● JOB:
Give the count of lines containing the string "chart", with no other output.

□ □ □

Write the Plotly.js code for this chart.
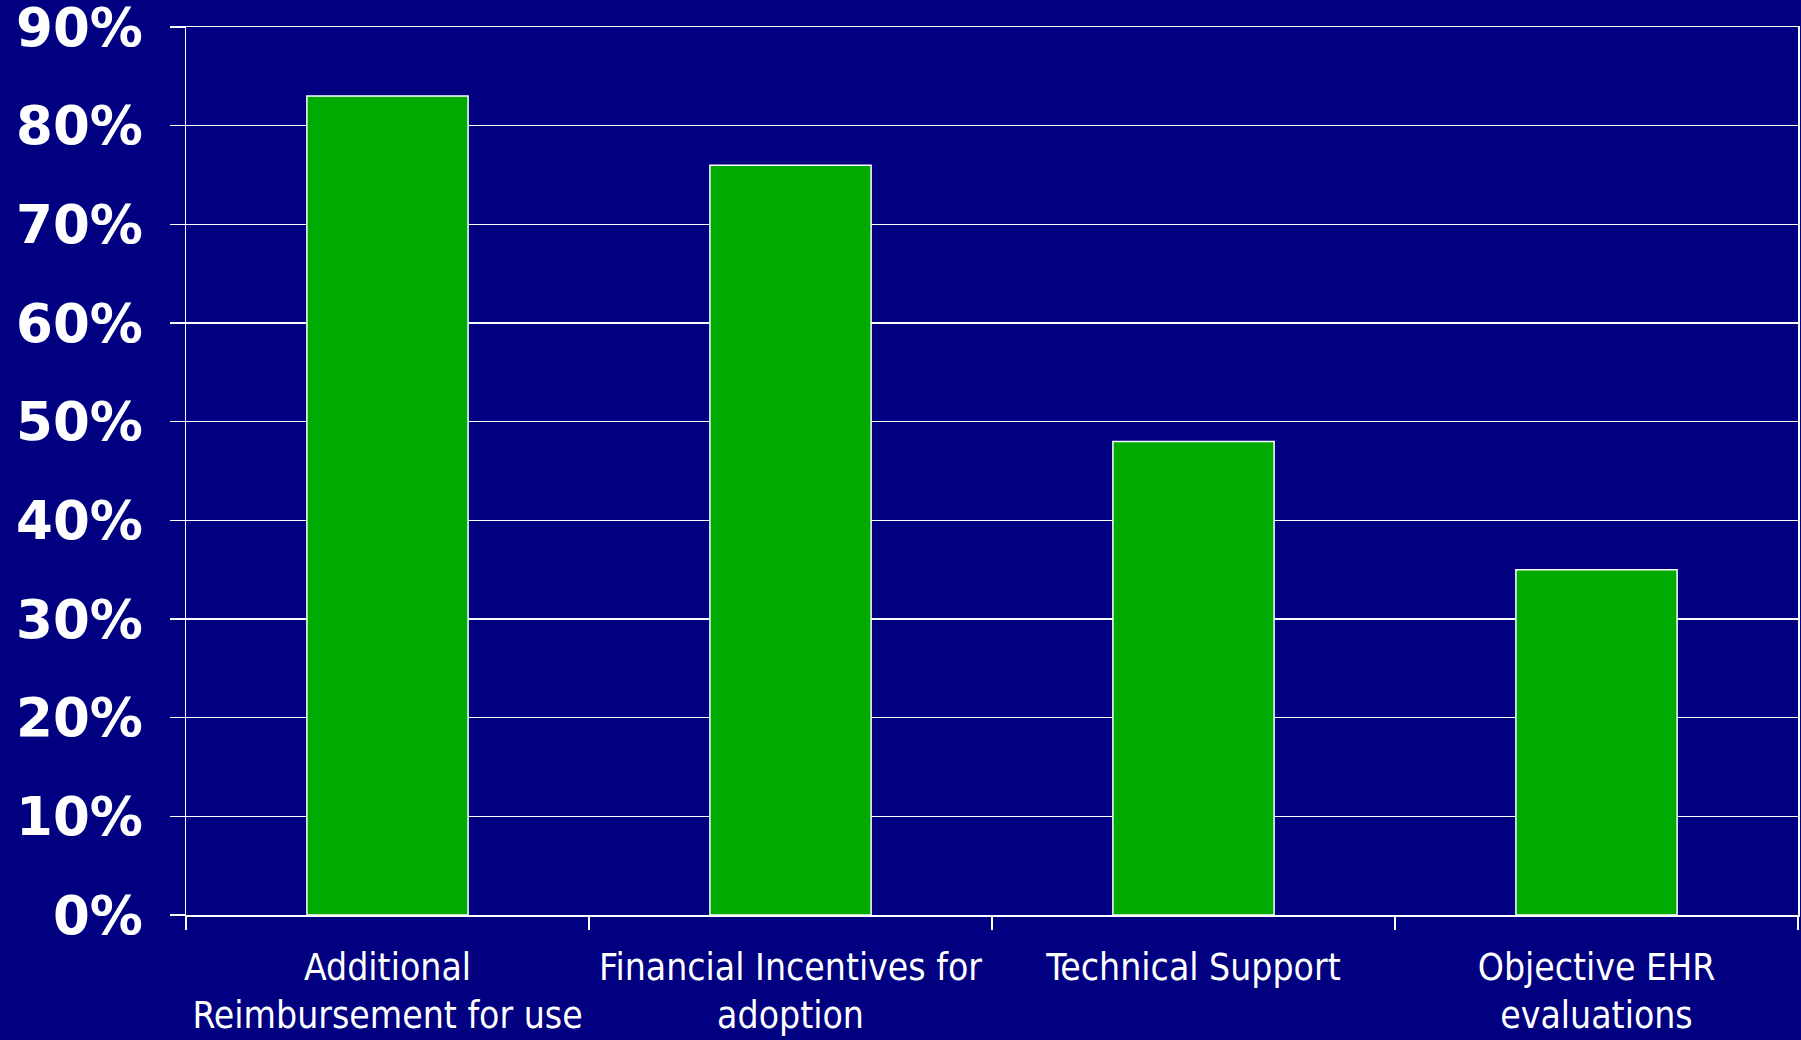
<!DOCTYPE html>
<html>
<head>
<meta charset="utf-8">
<script src="https://cdn.plot.ly/plotly-3.0.1.min.js"></script>
<style>
  html, body { margin: 0; padding: 0; background: #000080; }
  #chart { width: 1801px; height: 1040px; }
</style>
</head>
<body>
<div id="chart"></div>
<script>
const categories = [
  "Additional<br>Reimbursement for use",
  "Financial Incentives for<br>adoption",
  "Technical Support",
  "Objective EHR<br>evaluations"
];
const values = [0.83, 0.76, 0.48, 0.35];
const yTickValues = [0, 0.1, 0.2, 0.3, 0.4, 0.5, 0.6, 0.7, 0.8, 0.9];
const yTickLabels = ["0%", "10%", "20%", "30%", "40%", "50%", "60%", "70%", "80%", "90%"];

const trace = {
  type: "bar",
  x: categories,
  y: values,
  width: 0.4,
  marker: { color: "#00AA00", line: { color: "#FFFFFF", width: 1.5 } },
  hoverinfo: "skip"
};

const layout = {
  width: 1801,
  height: 1040,
  paper_bgcolor: "#000080",
  plot_bgcolor: "#000080",
  margin: { l: 186, r: 3, t: 27, b: 125 },
  showlegend: false,
  bargap: 0.6,
  xaxis: {
    type: "category",
    tickson: "boundaries",
    ticks: "outside",
    ticklen: 13,
    tickwidth: 1.5,
    tickcolor: "#FFFFFF",
    showline: true,
    linecolor: "#FFFFFF",
    linewidth: 1.5,
    mirror: true,
    showgrid: false,
    tickfont: { family: "DejaVu Sans Condensed", size: 37, color: "#FFFFFF" },
    tickangle: 0,
    ticklabelstandoff: 19,
    automargin: false
  },
  yaxis: {
    range: [0, 0.9],
    tickvals: yTickValues,
    ticktext: yTickLabels,
    ticks: "outside",
    ticklen: 15,
    tickwidth: 1.5,
    tickcolor: "#FFFFFF",
    showline: true,
    linecolor: "#FFFFFF",
    linewidth: 1.5,
    mirror: true,
    showgrid: true,
    gridcolor: "#FFFFFF",
    gridwidth: 1.5,
    zeroline: false,
    tickfont: { family: "DejaVu Sans", size: 53, color: "#FFFFFF", weight: "bold" },
    ticklabelstandoff: 16,
    ticklabeloverflow: "allow",
    automargin: false
  }
};

Plotly.newPlot("chart", [trace], layout, { displayModeBar: false, staticPlot: true });
</script>
</body>
</html>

□ □ □

● SOLUTION TO THIS PROBLEM:
4